The Housing and Urban Development Department, in the face of mounting criticism, said yesterday that it has dropped plans to sell seven New York-area housing projects without competitive bidding to a company that includes two prominent Republicans.

A HUD spokesman said that since HUD has received another offer for the 1,146 apartments it has decided to accept further proposals from any qualified firm seeking the federally owned properties.

Until yesterday, HUD had planned to sell the apartments to a corporation formed by Edward L. Weidenfeld, chief counsel for President Reagan's campaign committee, and his wife, Sheila Rabb Weidenfeld, who was press secretary to Betty Ford.
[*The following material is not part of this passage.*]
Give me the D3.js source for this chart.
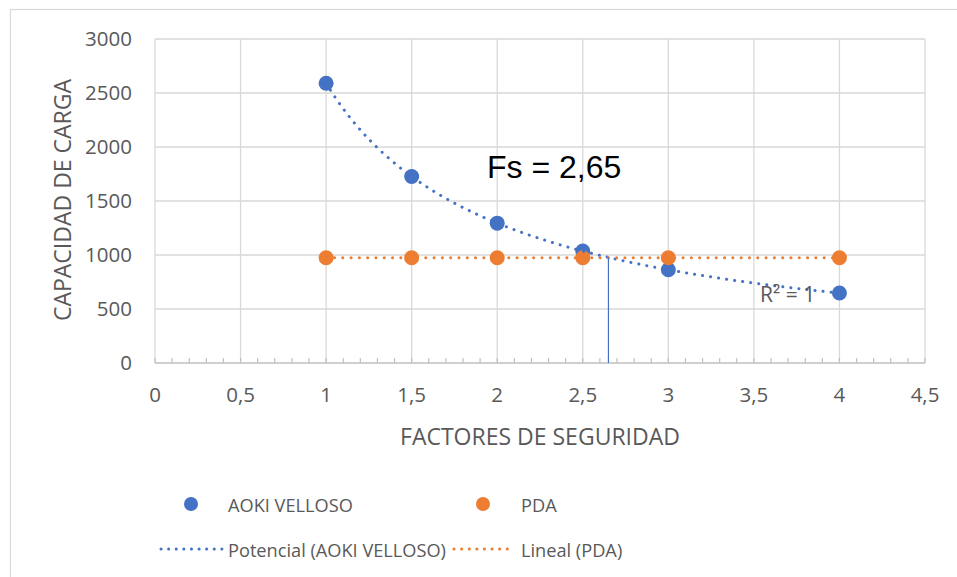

The $11 million deal has come under growing congressional criticism since The Washington Post reported last month that HUD planned to bypass a public auction in selling the projects to First American Housing Preservation Corp. of Suffern, N.Y. Weidenfeld is a director of the firm, and his wife, who served on a Reagan transition team on housing preservation, owns 20 percent of the company.

HUD acted yesterday as its inspector general moved toward completing an investigation of the proposed sale. HUD planned to give First American a first mortgage at 11 1/2 percent interest, to lend back $3.5 million of the down payment at 2 1/2 percent and to allow an estimated profit of more than $1 million and tax benefits that could be sold for another $4 million.

The competing offer was submitted recently by the Krupp Brothers real estate firm of Boston, which offered to pay $250,000 more for the same properties or to buy one building in Newark for $750,000 more than First American proposed.

HUD Secretary Samuel R. Pierce Jr. defended the arrangement as recently as Wednesday, but the agency now says it will not sell the buildings until it entertains sealed bids from any qualified firm that can put up 10 percent of its cash offer.

Rep. Fortney H. (Pete) Stark Jr. (D-Calif.) said the deal was "so odious on its face, so inherently partisan in nature" that Congress should deny tax breaks for any noncompetitive HUD sale.

The Weidenfelds have defended the sale as a straightforward business deal.